--- Provided entries ---

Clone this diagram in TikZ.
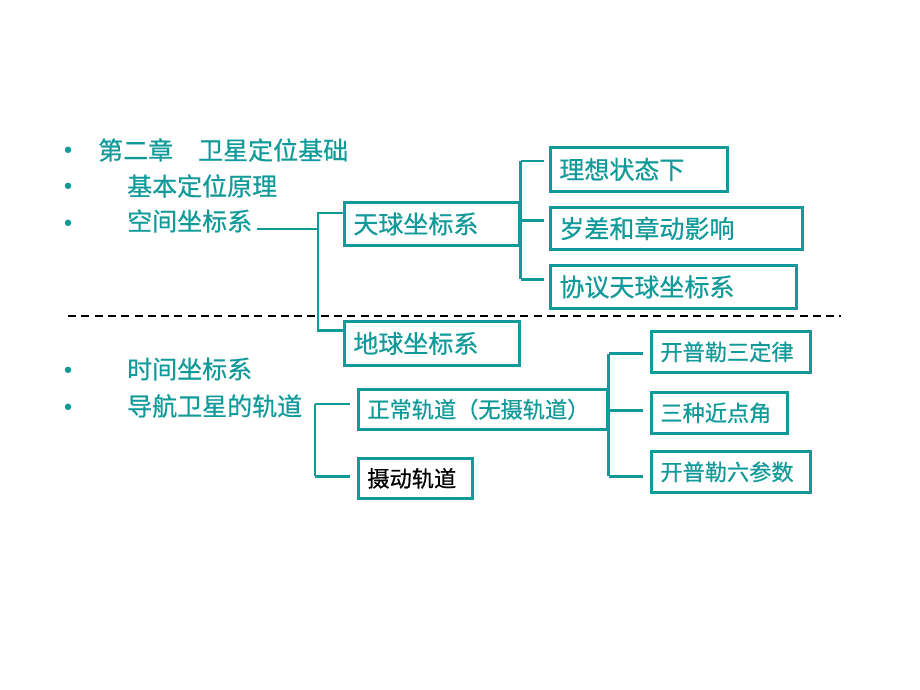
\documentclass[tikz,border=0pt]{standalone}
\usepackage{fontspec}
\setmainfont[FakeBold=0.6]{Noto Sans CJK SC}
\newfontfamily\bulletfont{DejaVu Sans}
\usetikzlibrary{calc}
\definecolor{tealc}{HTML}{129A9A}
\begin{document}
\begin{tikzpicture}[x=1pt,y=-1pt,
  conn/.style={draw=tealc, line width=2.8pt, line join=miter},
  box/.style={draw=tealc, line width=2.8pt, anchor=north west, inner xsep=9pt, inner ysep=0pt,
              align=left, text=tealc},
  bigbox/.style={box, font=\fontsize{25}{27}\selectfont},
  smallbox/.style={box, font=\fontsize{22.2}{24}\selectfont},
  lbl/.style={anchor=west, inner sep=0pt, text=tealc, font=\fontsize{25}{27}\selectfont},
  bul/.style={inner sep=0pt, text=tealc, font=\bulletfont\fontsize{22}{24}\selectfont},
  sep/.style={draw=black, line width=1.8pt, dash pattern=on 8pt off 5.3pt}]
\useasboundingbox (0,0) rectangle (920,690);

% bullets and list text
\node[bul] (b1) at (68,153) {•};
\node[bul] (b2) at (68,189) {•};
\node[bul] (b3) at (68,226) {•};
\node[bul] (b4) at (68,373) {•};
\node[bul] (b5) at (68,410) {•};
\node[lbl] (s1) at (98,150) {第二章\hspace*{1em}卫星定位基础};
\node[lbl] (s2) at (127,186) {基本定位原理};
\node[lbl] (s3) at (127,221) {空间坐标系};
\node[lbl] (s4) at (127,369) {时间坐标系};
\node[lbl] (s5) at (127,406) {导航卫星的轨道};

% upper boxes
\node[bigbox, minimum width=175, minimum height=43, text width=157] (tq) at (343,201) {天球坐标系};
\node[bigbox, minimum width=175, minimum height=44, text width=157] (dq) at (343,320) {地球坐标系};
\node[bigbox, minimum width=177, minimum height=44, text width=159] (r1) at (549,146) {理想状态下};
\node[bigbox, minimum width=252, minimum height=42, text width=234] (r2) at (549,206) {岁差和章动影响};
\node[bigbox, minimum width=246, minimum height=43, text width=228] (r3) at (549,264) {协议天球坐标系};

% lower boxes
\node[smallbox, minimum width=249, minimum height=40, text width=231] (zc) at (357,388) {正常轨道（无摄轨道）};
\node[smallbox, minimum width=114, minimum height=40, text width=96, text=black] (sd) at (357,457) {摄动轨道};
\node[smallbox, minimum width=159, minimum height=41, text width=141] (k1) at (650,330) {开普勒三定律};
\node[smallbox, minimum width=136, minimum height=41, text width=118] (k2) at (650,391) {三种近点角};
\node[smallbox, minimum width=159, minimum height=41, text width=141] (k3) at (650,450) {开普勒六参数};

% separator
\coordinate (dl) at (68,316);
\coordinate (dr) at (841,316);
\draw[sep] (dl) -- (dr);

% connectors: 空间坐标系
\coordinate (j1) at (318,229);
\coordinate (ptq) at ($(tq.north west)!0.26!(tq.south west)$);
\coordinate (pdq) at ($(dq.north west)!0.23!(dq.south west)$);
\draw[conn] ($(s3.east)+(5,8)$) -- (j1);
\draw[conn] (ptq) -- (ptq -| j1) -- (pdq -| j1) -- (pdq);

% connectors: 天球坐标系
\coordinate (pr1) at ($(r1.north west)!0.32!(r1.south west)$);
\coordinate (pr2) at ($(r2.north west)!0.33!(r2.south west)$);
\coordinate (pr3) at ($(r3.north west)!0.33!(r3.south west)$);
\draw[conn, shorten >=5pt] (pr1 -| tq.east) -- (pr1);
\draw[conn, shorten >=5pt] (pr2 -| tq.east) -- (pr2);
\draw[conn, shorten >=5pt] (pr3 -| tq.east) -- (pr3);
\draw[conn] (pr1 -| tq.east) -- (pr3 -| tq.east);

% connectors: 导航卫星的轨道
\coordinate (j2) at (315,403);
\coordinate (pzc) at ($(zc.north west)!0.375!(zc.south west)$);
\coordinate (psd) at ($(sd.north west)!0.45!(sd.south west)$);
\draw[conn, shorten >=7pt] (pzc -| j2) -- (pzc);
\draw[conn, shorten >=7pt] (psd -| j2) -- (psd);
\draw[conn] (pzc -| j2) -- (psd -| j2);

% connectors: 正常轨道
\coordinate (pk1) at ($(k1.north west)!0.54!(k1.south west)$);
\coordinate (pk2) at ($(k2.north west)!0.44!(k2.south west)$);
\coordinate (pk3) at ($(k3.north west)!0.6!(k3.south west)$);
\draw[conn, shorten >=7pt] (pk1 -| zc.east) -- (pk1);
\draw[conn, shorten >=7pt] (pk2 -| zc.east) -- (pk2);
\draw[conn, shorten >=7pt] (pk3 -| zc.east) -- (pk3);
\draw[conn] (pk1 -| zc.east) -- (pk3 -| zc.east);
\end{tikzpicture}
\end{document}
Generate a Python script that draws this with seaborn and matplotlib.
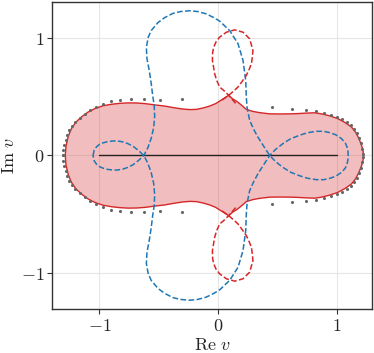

---

- Written instruction -
Transcribe, from the records above, the first line and every line after it up to and including the line with "(0,0) rectangle (920,690);"; omit pictures.

- In response -
Clone this diagram in TikZ.
\documentclass[tikz,border=0pt]{standalone}
\usepackage{fontspec}
\setmainfont[FakeBold=0.6]{Noto Sans CJK SC}
\newfontfamily\bulletfont{DejaVu Sans}
\usetikzlibrary{calc}
\definecolor{tealc}{HTML}{129A9A}
\begin{document}
\begin{tikzpicture}[x=1pt,y=-1pt,
  conn/.style={draw=tealc, line width=2.8pt, line join=miter},
  box/.style={draw=tealc, line width=2.8pt, anchor=north west, inner xsep=9pt, inner ysep=0pt,
              align=left, text=tealc},
  bigbox/.style={box, font=\fontsize{25}{27}\selectfont},
  smallbox/.style={box, font=\fontsize{22.2}{24}\selectfont},
  lbl/.style={anchor=west, inner sep=0pt, text=tealc, font=\fontsize{25}{27}\selectfont},
  bul/.style={inner sep=0pt, text=tealc, font=\bulletfont\fontsize{22}{24}\selectfont},
  sep/.style={draw=black, line width=1.8pt, dash pattern=on 8pt off 5.3pt}]
\useasboundingbox (0,0) rectangle (920,690);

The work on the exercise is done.